生後8ヶ月頃から離乳食を作らなければならないのですが、自分が当時何かを選択することが出来なくなっているので、離乳食が作れないイコール赤ちゃんが死ぬ、そんな不安が絶え間なく襲いました。

夫は、希死念慮ばかり唱える私にうんざりしているようでした。

離乳食の心配を伝えても、呆れるばかりで投げやりになったり、私に怒鳴りつけて叱りました。地獄のような日々でした。

刻々と時はたち、いよいよ生後8ヶ月が近づいてきました。

私はある日思いたって家を出ました。

夕方で、赤ちゃんに最後のミルクを与え、眠ってから出たかったのに、なかなか眠らず、ひどい母親ですが、泣き叫ぶ息子を後に家を出ました。

どこへ行けば死ねるだろう。

とりあえず駅に向かいました。

実家のマンションから飛び降りようか。

新幹線に乗るつもりでホームにたち、やはり夫の近くで死のうと思い、新幹線の前に飛び降りました。
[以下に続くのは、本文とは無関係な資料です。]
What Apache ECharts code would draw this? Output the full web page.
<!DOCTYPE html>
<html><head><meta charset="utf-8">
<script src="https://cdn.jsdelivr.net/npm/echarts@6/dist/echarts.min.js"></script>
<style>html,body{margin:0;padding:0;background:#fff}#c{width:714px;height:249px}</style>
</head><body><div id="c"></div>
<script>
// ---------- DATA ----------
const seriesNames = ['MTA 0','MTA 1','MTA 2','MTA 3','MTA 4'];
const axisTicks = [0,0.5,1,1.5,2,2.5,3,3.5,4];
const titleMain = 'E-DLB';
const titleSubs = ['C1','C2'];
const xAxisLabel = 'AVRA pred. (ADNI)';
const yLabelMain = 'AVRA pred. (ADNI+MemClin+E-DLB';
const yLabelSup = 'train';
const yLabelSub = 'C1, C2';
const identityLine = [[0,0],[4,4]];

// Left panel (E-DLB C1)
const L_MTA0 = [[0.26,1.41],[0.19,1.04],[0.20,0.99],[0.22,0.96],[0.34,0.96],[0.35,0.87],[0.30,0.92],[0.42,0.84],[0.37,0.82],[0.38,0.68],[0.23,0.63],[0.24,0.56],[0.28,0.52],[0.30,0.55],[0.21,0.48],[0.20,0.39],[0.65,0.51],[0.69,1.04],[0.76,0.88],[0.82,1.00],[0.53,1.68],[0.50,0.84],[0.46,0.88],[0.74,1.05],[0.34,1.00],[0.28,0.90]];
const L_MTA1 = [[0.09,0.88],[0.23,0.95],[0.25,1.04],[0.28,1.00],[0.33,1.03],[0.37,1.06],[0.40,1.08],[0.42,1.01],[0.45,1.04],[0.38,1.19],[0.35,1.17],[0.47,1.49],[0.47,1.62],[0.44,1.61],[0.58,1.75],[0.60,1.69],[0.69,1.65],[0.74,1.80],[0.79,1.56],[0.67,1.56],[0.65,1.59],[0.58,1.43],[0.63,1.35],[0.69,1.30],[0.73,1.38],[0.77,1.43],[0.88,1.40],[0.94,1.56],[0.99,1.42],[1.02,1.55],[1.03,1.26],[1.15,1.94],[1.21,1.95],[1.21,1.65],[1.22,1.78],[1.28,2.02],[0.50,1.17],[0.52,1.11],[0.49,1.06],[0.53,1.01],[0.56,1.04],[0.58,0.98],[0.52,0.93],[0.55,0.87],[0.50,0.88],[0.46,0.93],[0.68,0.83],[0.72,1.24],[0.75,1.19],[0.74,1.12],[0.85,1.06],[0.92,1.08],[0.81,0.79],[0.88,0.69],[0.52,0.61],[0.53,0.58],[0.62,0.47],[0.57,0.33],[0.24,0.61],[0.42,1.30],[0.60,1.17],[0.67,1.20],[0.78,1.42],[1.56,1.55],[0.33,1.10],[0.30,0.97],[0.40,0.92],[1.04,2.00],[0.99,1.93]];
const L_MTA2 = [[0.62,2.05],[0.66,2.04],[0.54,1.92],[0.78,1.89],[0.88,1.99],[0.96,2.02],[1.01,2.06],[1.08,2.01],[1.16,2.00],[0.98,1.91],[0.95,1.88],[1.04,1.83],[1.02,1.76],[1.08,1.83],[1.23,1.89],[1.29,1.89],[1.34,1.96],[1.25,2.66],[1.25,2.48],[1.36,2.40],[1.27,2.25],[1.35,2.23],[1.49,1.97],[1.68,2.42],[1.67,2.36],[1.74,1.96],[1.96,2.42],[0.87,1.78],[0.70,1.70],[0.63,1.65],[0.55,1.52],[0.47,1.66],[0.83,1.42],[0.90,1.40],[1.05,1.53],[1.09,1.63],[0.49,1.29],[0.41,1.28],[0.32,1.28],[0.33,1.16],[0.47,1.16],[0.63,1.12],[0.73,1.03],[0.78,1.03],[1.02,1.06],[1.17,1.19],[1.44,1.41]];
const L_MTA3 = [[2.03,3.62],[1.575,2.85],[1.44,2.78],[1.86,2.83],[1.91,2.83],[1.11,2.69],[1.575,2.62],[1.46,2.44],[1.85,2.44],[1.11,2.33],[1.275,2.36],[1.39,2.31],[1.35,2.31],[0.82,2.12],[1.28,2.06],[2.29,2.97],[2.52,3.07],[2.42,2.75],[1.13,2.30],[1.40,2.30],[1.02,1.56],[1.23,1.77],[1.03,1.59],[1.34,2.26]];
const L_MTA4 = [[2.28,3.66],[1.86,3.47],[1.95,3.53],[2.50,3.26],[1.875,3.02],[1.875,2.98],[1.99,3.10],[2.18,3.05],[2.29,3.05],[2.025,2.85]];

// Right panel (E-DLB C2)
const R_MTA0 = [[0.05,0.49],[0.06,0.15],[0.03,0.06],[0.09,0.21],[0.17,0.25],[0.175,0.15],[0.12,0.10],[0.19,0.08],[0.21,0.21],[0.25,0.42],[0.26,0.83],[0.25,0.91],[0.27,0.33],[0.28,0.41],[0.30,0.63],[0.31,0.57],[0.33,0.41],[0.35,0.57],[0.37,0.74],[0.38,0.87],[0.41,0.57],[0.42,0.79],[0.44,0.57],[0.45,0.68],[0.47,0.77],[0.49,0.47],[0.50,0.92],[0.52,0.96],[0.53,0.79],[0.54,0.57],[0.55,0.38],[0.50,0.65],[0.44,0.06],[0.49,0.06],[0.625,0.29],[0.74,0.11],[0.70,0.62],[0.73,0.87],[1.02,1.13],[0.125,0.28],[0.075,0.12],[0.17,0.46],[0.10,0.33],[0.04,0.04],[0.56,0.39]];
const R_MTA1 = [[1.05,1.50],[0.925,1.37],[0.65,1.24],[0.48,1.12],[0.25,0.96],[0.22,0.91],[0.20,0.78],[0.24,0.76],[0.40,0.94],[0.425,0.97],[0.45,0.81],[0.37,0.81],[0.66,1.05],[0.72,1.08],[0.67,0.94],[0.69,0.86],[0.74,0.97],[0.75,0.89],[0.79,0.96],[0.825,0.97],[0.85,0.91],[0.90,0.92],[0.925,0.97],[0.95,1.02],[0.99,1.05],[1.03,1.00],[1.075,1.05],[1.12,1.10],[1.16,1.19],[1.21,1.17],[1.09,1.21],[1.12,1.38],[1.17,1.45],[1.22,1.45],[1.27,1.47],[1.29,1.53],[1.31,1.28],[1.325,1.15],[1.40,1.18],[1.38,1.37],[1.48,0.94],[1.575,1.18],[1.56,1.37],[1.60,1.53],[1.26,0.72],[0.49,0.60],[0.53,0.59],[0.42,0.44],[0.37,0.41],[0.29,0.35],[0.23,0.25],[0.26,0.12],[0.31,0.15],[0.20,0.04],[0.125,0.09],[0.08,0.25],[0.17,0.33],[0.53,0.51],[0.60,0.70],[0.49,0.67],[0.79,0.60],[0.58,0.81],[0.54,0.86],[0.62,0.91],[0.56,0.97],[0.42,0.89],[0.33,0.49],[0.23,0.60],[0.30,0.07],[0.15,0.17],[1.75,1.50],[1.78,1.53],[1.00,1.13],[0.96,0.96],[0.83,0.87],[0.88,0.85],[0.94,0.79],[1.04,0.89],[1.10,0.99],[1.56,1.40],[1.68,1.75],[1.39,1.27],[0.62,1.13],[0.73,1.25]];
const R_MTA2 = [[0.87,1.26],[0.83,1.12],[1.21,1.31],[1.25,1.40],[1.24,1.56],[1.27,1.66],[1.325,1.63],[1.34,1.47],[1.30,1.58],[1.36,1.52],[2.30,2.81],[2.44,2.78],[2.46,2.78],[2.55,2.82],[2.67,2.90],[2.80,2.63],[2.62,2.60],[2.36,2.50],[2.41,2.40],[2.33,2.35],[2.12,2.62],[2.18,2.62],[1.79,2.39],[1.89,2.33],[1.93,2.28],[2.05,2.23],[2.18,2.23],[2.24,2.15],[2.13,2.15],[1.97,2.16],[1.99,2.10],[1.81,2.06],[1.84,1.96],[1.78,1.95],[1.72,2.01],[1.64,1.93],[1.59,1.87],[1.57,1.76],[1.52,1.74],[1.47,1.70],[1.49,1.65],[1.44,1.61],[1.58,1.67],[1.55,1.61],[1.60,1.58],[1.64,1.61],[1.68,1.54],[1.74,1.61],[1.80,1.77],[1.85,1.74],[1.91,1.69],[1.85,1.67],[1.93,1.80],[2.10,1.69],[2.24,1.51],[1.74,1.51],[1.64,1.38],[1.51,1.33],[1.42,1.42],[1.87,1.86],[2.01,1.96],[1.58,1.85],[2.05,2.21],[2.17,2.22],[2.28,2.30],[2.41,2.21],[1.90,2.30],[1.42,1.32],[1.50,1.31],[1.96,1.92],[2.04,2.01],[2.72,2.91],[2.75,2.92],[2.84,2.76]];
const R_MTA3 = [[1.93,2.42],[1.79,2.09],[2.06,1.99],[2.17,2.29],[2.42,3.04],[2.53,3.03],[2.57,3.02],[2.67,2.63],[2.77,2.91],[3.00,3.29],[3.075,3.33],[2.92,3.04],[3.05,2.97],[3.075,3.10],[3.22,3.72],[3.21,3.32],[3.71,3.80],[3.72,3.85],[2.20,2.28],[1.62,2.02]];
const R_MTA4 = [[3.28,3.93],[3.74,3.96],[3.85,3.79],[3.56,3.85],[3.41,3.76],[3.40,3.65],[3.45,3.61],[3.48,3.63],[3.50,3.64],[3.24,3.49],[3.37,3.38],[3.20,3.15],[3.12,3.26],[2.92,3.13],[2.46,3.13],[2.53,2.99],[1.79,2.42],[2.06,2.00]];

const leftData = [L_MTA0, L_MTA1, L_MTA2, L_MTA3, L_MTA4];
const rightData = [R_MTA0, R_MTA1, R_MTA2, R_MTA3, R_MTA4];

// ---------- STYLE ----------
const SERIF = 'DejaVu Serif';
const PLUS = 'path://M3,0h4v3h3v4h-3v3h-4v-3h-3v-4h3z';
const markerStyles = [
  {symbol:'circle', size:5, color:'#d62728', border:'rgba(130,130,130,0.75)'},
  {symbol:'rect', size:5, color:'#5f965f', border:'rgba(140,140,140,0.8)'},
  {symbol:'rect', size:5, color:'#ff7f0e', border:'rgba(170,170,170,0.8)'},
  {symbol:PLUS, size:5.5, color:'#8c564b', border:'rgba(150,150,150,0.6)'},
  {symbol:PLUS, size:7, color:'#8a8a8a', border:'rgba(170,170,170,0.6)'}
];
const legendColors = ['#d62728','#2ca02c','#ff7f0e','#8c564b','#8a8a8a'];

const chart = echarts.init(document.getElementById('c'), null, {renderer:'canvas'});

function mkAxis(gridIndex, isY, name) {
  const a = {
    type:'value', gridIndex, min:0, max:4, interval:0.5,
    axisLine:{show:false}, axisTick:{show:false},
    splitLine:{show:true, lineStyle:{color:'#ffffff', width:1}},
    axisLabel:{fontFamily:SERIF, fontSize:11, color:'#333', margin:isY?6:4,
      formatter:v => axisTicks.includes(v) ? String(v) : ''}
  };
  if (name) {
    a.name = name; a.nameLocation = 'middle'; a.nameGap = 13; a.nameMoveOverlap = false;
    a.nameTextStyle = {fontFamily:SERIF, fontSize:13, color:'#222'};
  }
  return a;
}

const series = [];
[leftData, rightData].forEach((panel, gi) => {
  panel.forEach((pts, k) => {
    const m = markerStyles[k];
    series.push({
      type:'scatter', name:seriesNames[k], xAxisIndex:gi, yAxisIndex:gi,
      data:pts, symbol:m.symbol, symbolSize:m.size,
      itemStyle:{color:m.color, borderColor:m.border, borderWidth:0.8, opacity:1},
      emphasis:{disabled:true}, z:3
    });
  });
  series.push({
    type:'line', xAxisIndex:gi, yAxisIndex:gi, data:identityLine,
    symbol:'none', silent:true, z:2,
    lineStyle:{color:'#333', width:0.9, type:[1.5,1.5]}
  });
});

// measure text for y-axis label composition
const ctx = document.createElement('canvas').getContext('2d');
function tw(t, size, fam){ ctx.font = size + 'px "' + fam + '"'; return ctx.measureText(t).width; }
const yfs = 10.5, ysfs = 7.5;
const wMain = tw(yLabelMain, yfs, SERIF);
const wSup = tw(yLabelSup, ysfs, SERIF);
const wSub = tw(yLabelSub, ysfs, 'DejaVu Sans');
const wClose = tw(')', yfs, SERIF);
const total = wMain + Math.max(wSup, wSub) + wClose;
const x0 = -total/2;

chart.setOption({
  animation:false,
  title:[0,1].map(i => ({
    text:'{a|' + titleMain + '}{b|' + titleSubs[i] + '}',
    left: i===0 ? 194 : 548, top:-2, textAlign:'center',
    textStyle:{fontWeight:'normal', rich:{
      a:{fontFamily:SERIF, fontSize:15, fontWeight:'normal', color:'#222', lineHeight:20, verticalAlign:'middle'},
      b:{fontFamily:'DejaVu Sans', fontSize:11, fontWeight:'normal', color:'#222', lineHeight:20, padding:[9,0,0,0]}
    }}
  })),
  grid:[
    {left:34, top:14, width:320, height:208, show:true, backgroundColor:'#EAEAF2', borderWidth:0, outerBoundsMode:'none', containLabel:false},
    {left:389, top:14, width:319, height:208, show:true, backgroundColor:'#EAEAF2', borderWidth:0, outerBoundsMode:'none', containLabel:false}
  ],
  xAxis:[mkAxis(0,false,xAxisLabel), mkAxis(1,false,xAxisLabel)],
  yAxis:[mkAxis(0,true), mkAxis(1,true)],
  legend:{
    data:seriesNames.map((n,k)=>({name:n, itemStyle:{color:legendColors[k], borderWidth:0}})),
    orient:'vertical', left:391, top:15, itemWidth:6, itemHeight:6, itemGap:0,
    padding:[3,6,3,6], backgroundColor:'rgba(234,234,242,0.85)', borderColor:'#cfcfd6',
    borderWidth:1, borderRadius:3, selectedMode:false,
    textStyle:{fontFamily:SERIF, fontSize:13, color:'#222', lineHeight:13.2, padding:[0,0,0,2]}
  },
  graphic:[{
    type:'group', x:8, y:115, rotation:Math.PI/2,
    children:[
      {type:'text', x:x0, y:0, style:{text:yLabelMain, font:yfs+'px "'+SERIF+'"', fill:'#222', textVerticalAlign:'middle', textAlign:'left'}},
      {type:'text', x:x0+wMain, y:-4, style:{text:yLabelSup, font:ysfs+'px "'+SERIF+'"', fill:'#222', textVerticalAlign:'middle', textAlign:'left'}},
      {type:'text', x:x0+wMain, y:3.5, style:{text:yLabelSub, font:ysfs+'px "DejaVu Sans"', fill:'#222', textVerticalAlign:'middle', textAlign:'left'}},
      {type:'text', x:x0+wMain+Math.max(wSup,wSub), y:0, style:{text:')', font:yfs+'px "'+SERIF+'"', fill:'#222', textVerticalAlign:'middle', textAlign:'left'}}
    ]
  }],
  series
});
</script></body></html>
あとから聞いたところ、新幹線は私のすぐ手前で急停止したそうです。

それからは、鉄道警察官に自宅に連れられ、夫が泣いていました。赤ちゃんも、私を見て泣き止みました。

私は頭がボーッとして、事態がよくわかりませんでした。

翌日、私は精神科の専門病院に入院し結果的に治療の途中で双極性2型障害になりました。

それでも約4ヶ月で退院し、やっと息子を心から可愛いと思えるようになりました。

それまでは、感情がわかず、可愛いとも可愛くないとも思えなかったのです。

双極性障害とは今日までうまく付き合いながら、日常生活を送れています。

息子も大学生になりました。

あの地獄の日々は、本当に言葉にできない辛い日々でした。

今、あのとき死なずに本当に良かったと思います。うつ病の恐ろしさは、みなさんにわかってほしいです。